Teach kids to be entrepreneurs? Nations aren't up to the task.

The world's efforts to train the next generation of entrepreneurs is inadequate, a new report warns.

A young entrepreneur in Columbus, Ga., advertised his product last November. A new report says that entrepreneur training in almost every country is inadequate.

Education and training for entrepreneurs worldwide is inadequate, according to the Global Entrepreneurship Monitor (GEM) Special Report: A Global Perspective on Entrepreneurship Education and Training, released today at Babson College, lead sponsor and co-founder of the GEM project.

Entrepreneurship education is one of several key factors, along with access to finance, government policies, infrastructure, and others, that influence attitudes about entrepreneurship and people's willingness to start businesses, according to GEM. Interviews with experts in 31 countries around the world found that in almost every country entrepreneurship education and training was inadequate, especially in primary and secondary schools.

In surveys with more than 100,000 individuals, GEM found that 80% of entrepreneurship education and training is provided through formal channels such as primary and secondary level schooling, and through university degree programs. This is significant because most formal training is at the primary and secondary school levels.

"Training at a young age cultivates an entrepreneurial spirit early on, but college-level training is important too, because it validates entrepreneurship as a potential career path," says report author and Babson Professor Donna Kelley, "Besides skill-building, training increases an individual's awareness of entrepreneurship and their intent to start a business, and improves perceptions about their ability to do so," says Kelley.
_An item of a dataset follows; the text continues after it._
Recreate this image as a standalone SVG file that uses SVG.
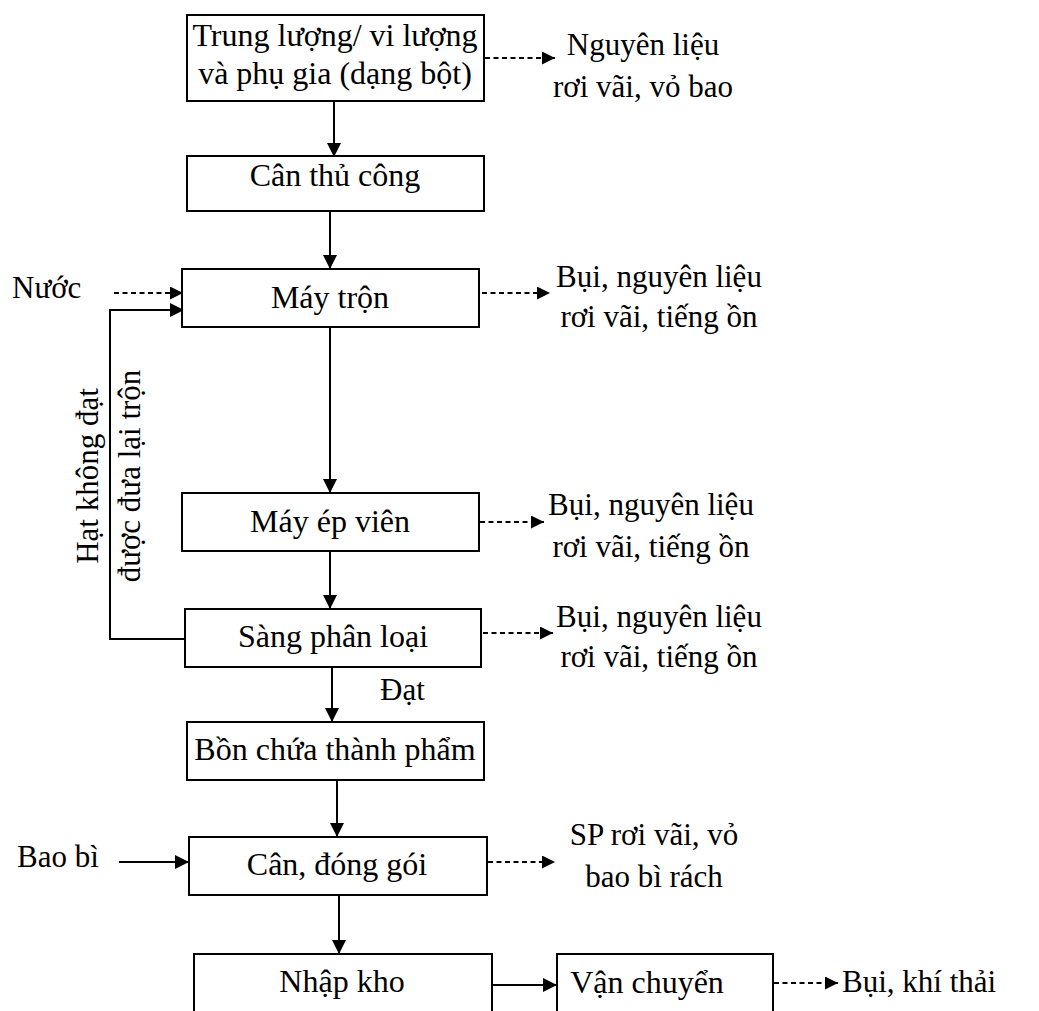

Sixty percent of individuals engaged in entrepreneurship training acquire it from informal sources, which GEM defines as non credit-bearing courses at a university, local business organization, or government agency, or self-study using books and Internet courses. "Access to informal programs is a good thing too, because entrepreneurs can obtain the specific skill sets they need to achieve their immediate goals," says Alicia Coduras, from IE Business School in Spain and lead author of the report.

GEM also learned that entrepreneurship training is of most benefit to individuals in wealthier countries where the entrepreneurial environment is rich in conditions that allow new businesses to thrive. "For entrepreneurship training to be productive in low-income countries, it needs to be complemented by beneficial government policies, infrastructure, and other basic requirements," says Kristie Seawright, GEM Executive Director.